Moore’s classes also begin with the basics. Sloyd is a system of handicraft-based education dating back to 1865 in Finland and is still taught as a compulsory subject in Finnish, Danish, Swedish, and Norwegian schools. While sloyd gained a toehold in the U.S. in the late 19th century, by the mid-20th it was all but forgotten. Moore hopes to change that with his woodworking classes.

“Crafts alter the brain. They generate a state of flow, boost theta waves,” he says. For Moore, the process is about more than just making an object. It starts with choosing the wood, cutting it, then hand-carving it with a variety of traditional tools. Whether the end product is a spoon or a chair, he enjoys the process and passing the skills on to others.

“As a retail product, none of this stuff is necessary,” he says. “A $30, $40, $50 spoon is a luxury. You’re supporting an artist, buying into the artist’s story.”

Creativity, Curiosity, and Connection

Or you can teach others to make their own story. That’s the key to Green Door, where the story is always evolving. Heck, there’s not even a central location or single building—at least not yet—much less one with a green door. (The name is derived from the green door of Schnepf’s family home, which she calls a symbol of creativity, curiosity, and connection.)

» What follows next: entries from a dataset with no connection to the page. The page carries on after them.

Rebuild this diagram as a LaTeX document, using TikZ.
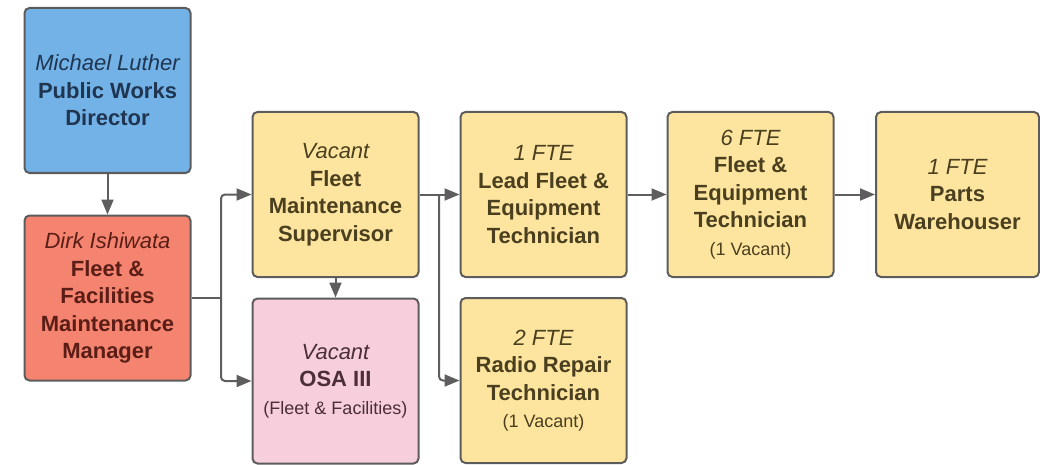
\documentclass[tikz,border=0pt]{standalone}
\usepackage{fontspec}
\setmainfont{Liberation Sans}
\usetikzlibrary{arrows.meta}
\definecolor{boxedge}{HTML}{5C5C5C}
\definecolor{linkgray}{HTML}{5E5E5E}
\definecolor{dirblue}{HTML}{73B2E6}
\definecolor{dirtext}{HTML}{1F3550}
\definecolor{mgrred}{HTML}{F4846F}
\definecolor{mgrtext}{HTML}{5A1E17}
\definecolor{staffyellow}{HTML}{FDE5A0}
\definecolor{stafftext}{HTML}{4A3F1E}
\definecolor{osapink}{HTML}{F7CEDC}
\definecolor{osatext}{HTML}{4B2E37}
\newcommand{\who}[1]{{\mdseries\itshape #1}}
\newcommand{\fine}[1]{{\mdseries\fontsize{18}{21}\selectfont #1}}
\tikzset{
  post/.style={draw=boxedge, line width=2pt, rounded corners=5pt,
    minimum width=166pt, minimum height=165pt, inner sep=0pt, align=center,
    font=\fontsize{22}{27.5}\selectfont\bfseries},
  link/.style={draw=linkgray, line width=2pt, rounded corners=4pt},
  feed/.style={link, -{Triangle[length=15pt,width=12pt]}}
}

\begin{document}
\begin{tikzpicture}[x=1pt, y=-1pt]
\useasboundingbox (0,0) rectangle (1040,465);
\node[post, fill=dirblue, text=dirtext] (dir) at (107.5,90.5) {\who{Michael Luther}\\Public Works\\Director};
\node[post, fill=mgrred, text=mgrtext] (mgr) at (107.5,298) {\who{Dirk Ishiwata}\\Fleet \&\\Facilities\\Maintenance\\Manager};
\node[post, fill=staffyellow, text=stafftext] (sup) at (335.5,194.5) {\who{Vacant}\\Fleet\\Maintenance\\Supervisor};
\node[post, fill=osapink, text=osatext] (osa) at (335.5,381) {\who{Vacant}\\OSA III\\\fine{(Fleet \& Facilities)}};
\node[post, fill=staffyellow, text=stafftext] (lead) at (543.5,194.5) {\who{1 FTE}\\Lead Fleet \&\\Equipment\\Technician};
\node[post, fill=staffyellow, text=stafftext] (radio) at (543.5,380.5) {\who{2 FTE}\\Radio Repair\\Technician\\\fine{(1 Vacant)}};
\node[post, fill=staffyellow, text=stafftext] (tech) at (750.5,194.5) {\who{6 FTE}\\Fleet \&\\Equipment\\Technician\\\fine{(1 Vacant)}};
\node[post, fill=staffyellow, text=stafftext, minimum width=163pt] (parts) at (957.5,194.5) {\who{1 FTE}\\Parts\\Warehouser};
\coordinate (mgrfork) at (221,298);
\coordinate (supfork) at (439,194.5);
\draw[feed] (dir) -- (mgr);
\draw[link] (mgr.east) -- (mgrfork);
\draw[feed] (mgrfork) |- (sup.west);
\draw[feed] (mgrfork) |- (osa.west);
\draw[feed] (sup) -- (osa);
\draw[feed] (sup.east) -- (lead.west);
\draw[feed] (supfork) |- (radio.west);
\draw[feed] (lead) -- (tech);
\draw[feed] (tech) -- (parts);
\end{tikzpicture}
\end{document}
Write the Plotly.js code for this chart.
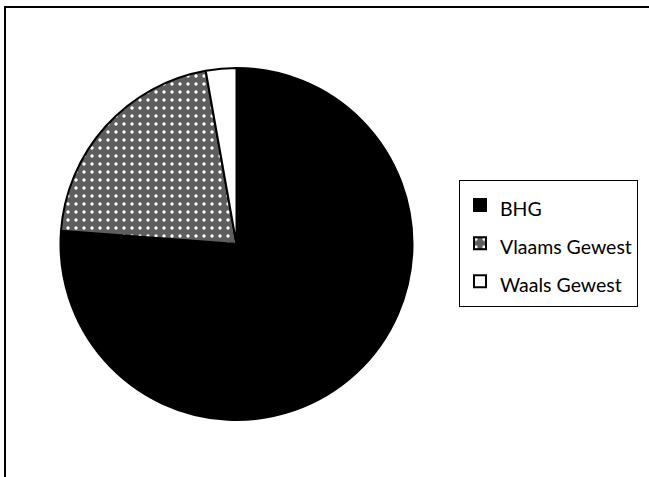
<!DOCTYPE html>
<html>
<head>
<meta charset="utf-8">
<script src="https://cdn.plot.ly/plotly-3.0.1.min.js"></script>
<style>html,body{margin:0;padding:0;background:#fff;}#chart{width:649px;height:477px;}</style>
</head>
<body>
<div id="chart"></div>
<script>
const labels = ["BHG", "Vlaams Gewest", "Waals Gewest"];
const values = [76.2, 21.0, 2.8];
const sliceColors = ["#000000", "#6e6e6e", "#ffffff"];

const W = 649, H = 477;
const trace = {
  type: "pie",
  labels: labels.map(l => '<span style="font-size:19.5px">' + l + '</span>'),
  values: values,
  sort: false,
  direction: "clockwise",
  rotation: 0,
  textinfo: "none",
  hoverinfo: "label+percent",
  marker: {
    colors: sliceColors,
    line: {color: "#000000", width: 2},
    pattern: {
      shape: ["", ".", ""],
      fgcolor: ["#000000", "#ffffff", "#ffffff"],
      bgcolor: ["#000000", "#5e5e5e", "#ffffff"],
      size: 8,
      solidity: 0.14,
      fillmode: "replace"
    }
  },
  domain: {x: [60.5 / W, 412.5 / W], y: [1 - 420 / H, 1 - 68 / H]}
};

const layout = {
  width: W, height: H,
  margin: {l: 0, r: 0, t: 0, b: 0},
  paper_bgcolor: "#ffffff",
  font: {family: "Lato, 'DejaVu Sans', sans-serif", color: "#000000"},
  showlegend: true,
  legend: {
    x: 459 / W, y: 1 - 180 / H, xanchor: "left", yanchor: "top",
    bordercolor: "#000000", borderwidth: 1, bgcolor: "#ffffff",
    font: {size: 27, family: "Lato, sans-serif", color: "#000000"}
  },
  shapes: [
    {type: "rect", xref: "paper", yref: "paper", x0: 5 / W, x1: 1.02, y0: -0.02, y1: 1 - 7 / H,
     line: {color: "#000000", width: 2}, fillcolor: "rgba(0,0,0,0)", layer: "above"}
  ]
};

Plotly.newPlot("chart", [trace], layout, {displayModeBar: false, staticPlot: true});
</script>
</body>
</html>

Schnepf says she is always looking for classes that harken back to the skills needed by the people who pioneered homesteads a century or more ago. April’s events include building an intentional home garden, brewing kombucha, and growing mushrooms, while May’s classes dive into amending soil, wet felting, quilting, and even improv comedy..

“I hope to give people access to things they can’t get elsewhere,” says Schnepf.

Some of the classes are relatively brief, running just three or four hours. Others are day-long, while some can include the better part of a weekend. The current schedule runs through May, but Schepf is hard at work on more. “I’m putting summer together. We want to do it year-round,” she says.

Spring and summer classes will take place at venues such as Timberlee, SEEDS Farm and Shop, and the Almira Town Hall, as well as the instructors’ home venues, such as Bos Wine Garden, where winemaker David Bos teaches biodynamic farming.

That said, Schnepf isn’t opposed to the idea of a home for all or at least many of the classes. “We’ll get through summer and then look for a home base,” she says. Maybe even one with a door she can paint green.